What’s fueling the rapid growth? Jobs, of course — and specifically tech jobs. There was a 17% increase in available tech jobs from 2017 to 2022, according to a report by the Great Nashville Technology Council and Middle Tennessee State University. The trend speaks to a larger movement across the South, as cities like Atlanta, Austin, Charlotte and Raleigh have leveraged affordable housing, lower taxes and university promiximity to swipe talent away from New York and the Bay Area.

Nashville’s tech scene now contributes over $7 billion to the local economy, with behemoths like Amazon and Oracle building or leasing literal millions of square feet in its downtown, while local startups in fintech, healthcare and AI start their operations from scratch.

The Tennessee capital’s transformation has had a fascinating consequence: Nashville is going to be America’s next fitness-crazed city. It’s all but a guarantee. Take a look at McKinsey’s wellness spending pies. Young professionals “tend to purchase across a wider range of discretionary products, including health-tracking devices, massage tools, IV drips, and beauty and mindfulness apps.”

As younger cohorts relocate to Nashville — for those well-paid tech jobs — they’ll certainly have more to spend online. But they’ll increasingly have more wellness options right in front of them, too, as the city trains itself to cater to a certain kind of health-focused (perhaps even optimization-obsessed?) employee.

Equinox announced it will open its first Nashville location in the Gulch — the city’s upscale development hub — then said, screw it, we’re going to open a luxury fitness hotel as well. Padel Haus, purveyor of an alternative racquet sport for elites, just opened eight state-of-the-art courts — and this outpost includes that robo-massage you’ve likely seen online, from Aescape.

What else? Just: a modern Pilates studio, studios proffering lymphatic drainage massage, six different places to try “cold therapy,” an F45 Training gym every two miles, HYROX-approved training clubs and a gargantuan run club presence. And this is to say nothing of the fast-casual salad spots, markets and smoothie counters that will continue to open in the coming years, too.

This growth isn’t going anywhere, and not just on account of spending habits. It’s a shift in mindset. Nashville is still going to be a top-three bachelor and bachelorette destination. Its downtown won’t look any less debaucherous on a Saturday night. But the people who still live there on Monday morning will steer the city towards its work hard, play hard, workout hard future.

Is this a good thing? Don’t look at me. I’m just a guy who drank too many Bud Lights in Nashville a month ago.
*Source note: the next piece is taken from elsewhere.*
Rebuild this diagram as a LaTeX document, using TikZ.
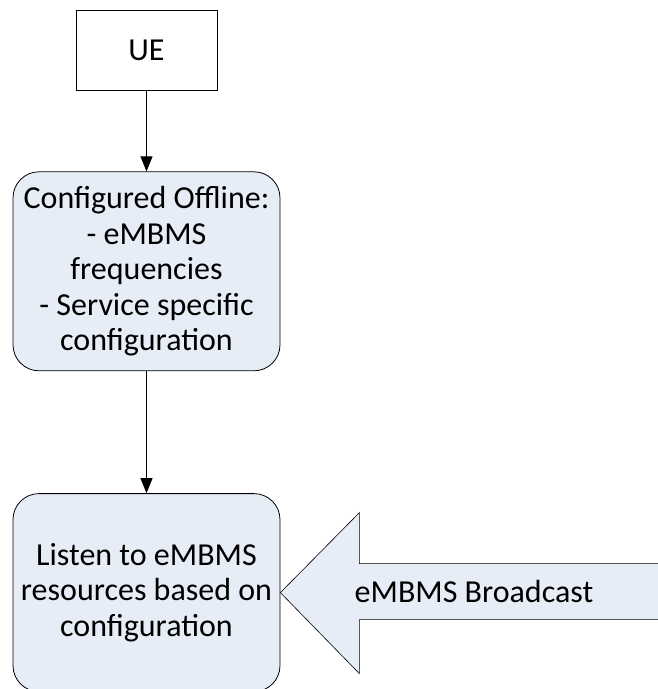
\documentclass[tikz,border=0pt]{standalone}
\usepackage{fontspec}
\setmainfont{Carlito}
\usetikzlibrary{arrows.meta, positioning}

\definecolor{boxfill}{RGB}{231,237,247}

\begin{document}
\begin{tikzpicture}[
  x=1pt, y=-1pt,
  >={Triangle[length=15pt,width=12pt]}, line width=0.8pt,
  font=\fontsize{32}{35.5}\selectfont,
  plainbox/.style={draw, rectangle, minimum width=141pt, minimum height=80pt, align=center},
  stepbox/.style={draw, fill=boxfill, rectangle, rounded corners=26pt, minimum width=267pt, align=center, inner sep=0pt},
  bcast/.style={draw, fill=boxfill, line width=0.6pt}
]
  \useasboundingbox (0,0) rectangle (657,689);

  % Bloques principales
  \node[plainbox] (ue) at (146.5,50) {UE};
  \node[stepbox, minimum height=199pt, below=81pt of ue] (cfg) {Configured Offline:\\- eMBMS\\frequencies\\- Service specific\\configuration};
  \node[stepbox, minimum height=198pt, below=122pt of cfg] (listen) {Listen to eMBMS\\resources based on\\configuration};

  % Conexiones verticales
  \draw[->] (ue) -- (cfg);
  \draw[->] (cfg) -- (listen);

  % Flecha grande de difusion
  \draw[bcast] (listen.east) -- ++(79,-80) -- ++(0,51) -- ++(307,0) -- ++(0,56) -- ++(-307,0) -- ++(0,54) -- cycle;
  \node (bc) at (474,591) {eMBMS Broadcast};

\end{tikzpicture}
\end{document}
But I can offer this: at the individual level, reorienting your life around wellness can be life-changing. It can fuel you with daily purpose, introduce you to vibrant communities and compel you to look at your immediate world in an entirely new way. For instance: Nashvillians have over one-hundred miles of bike trails within spitting distance of downtown.

Still, I’d be wary of the ways in which a local focus on wellness can cultivate yet another hyper-competitive, capitalist arena. Consider: that same McKinsey report pointed out that younger professionals report higher levels of burnout and worse overall health. Wellness should be an escape for exhausted employees, but instead turns into a compulsion, just another opportunity to prove that you can keep up. This is so brutally obvious in New York City, which has served as a modern fitness capital since well before the pandemic.

Finally, an explosion like this can hurt other, smaller sectors of Nashville’s economy — and twist locals’ understanding of what wellness even means (or should look like). Ironically, a movement catalyzed by the city’s newcomers can ostracize its newest newcomers. As Bella Zavala wrote for The Vanderbilt Hustler: “College students…do not have the funds or are unwilling to spend the money it takes to keep up with this lifestyle.”

Zavala also pointed out that many weekend party groups squeeze locals like herself out of workout classes, by booking all the morning slots in an attempt to sweat out the toxins. I’m proud (I guess?) to report that we did no such thing. But at the same time, it’s possible that a good workout was just what we needed.